Poland: Lonely Handlowy
No bank in Poland, it seems, wants to marry the acquisition-hungry Bank Handlowy, and the Polish treasury hasn't helped as matchmaker. But the once-proud foreign trade giant desperately needs a source of retail deposits. It missed out on Bank Pekao, and the smaller Bank Zachodni. What scraps are left that the foreigners haven't eaten? Oonagh Leighton reports
Back at the beginning of this decade, the future looked promising for Bank Handlowy, the Polish foreign trade bank which then enjoyed a virtual monopoly in corporate banking. Now it is looking rather less so, thanks to the increased foreign competition and Handlowy's failure to purchase any of the Polish banks including Bank Polska Kasa Opieki (Pekao) and Bank Zachodni which were recently up for sale.

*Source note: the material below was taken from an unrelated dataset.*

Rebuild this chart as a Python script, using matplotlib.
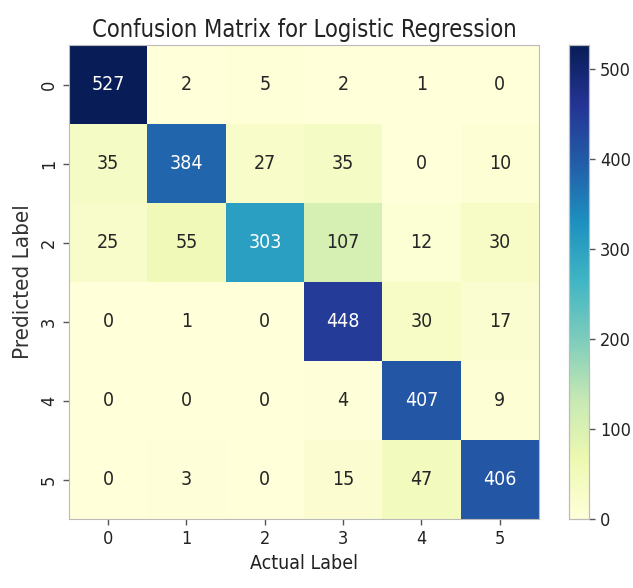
import matplotlib
matplotlib.use("Agg")
import matplotlib.pyplot as plt
import seaborn as sns
import numpy as np

labels = ["0", "1", "2", "3", "4", "5"]
row0 = [527, 2, 5, 2, 1, 0]
row1 = [35, 384, 27, 35, 0, 10]
row2 = [25, 55, 303, 107, 12, 30]
row3 = [0, 1, 0, 448, 30, 17]
row4 = [0, 0, 0, 4, 407, 9]
row5 = [0, 3, 0, 15, 47, 406]
matrix = np.array([row0, row1, row2, row3, row4, row5])

plt.rcParams['font.family'] = ['DejaVu Sans']
plt.rcParams['font.stretch'] = 'condensed'

fig = plt.figure(figsize=(6.33, 5.88), dpi=100)
ax = fig.add_axes([0.109, 0.1173, 0.7425, 0.806])
cax = fig.add_axes([0.899, 0.1173, 0.0316, 0.806])

sns.heatmap(matrix, annot=True, fmt="d", cmap="YlGnBu", ax=ax, cbar_ax=cax,
            xticklabels=labels, yticklabels=labels,
            annot_kws={"fontsize": 14})

for s in ax.spines.values():
    s.set_visible(True)
    s.set_color("#bbbbbb")
    s.set_linewidth(0.8)
cax.set_frame_on(True)
for s in cax.spines.values():
    s.set_visible(True)
    s.set_color("#bbbbbb")
    s.set_linewidth(0.8)

ax.tick_params(axis='both', labelsize=13, length=4.5, width=1, color="#555555",
               labelcolor="#222222")
ax.set_yticklabels(labels, rotation=90, va='center')
cax.tick_params(labelsize=13, length=4.5, width=1, color="#555555",
                labelcolor="#222222")
cax.set_yticks([0, 100, 200, 300, 400, 500])

ax.set_title("Confusion Matrix for Logistic Regression", fontsize=17, pad=6,
             color="#222222")
ax.set_xlabel("Actual Label", fontsize=14, color="#222222", labelpad=4)
ax.set_ylabel("Predicted Label", fontsize=16, color="#333333", labelpad=5)

fig.savefig("out.png", dpi=100)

According to Darius Gorski, analyst with Robert Fleming, the bank has lost more than half of its share of the corporate banking market since 1991. "In the early 1990s Handlowy was the flagship bank here with an 80% market share in corporate banking," he says. "They now have approximately 23% and are losing this to rivals."
Gorski says that Handlowy also has the slowest-growing balance sheet in Poland. Figures calculated using Polish accounting standards show it has gross profits for 1998 of Z465 million ($119 million) representing a fall of 46% on the previous year, while costs have crept up by 14% over the same period to reach Z532 million.
Its situation used to be very different. Until 1989 the bank had an enviable monopoly in foreign trade financing.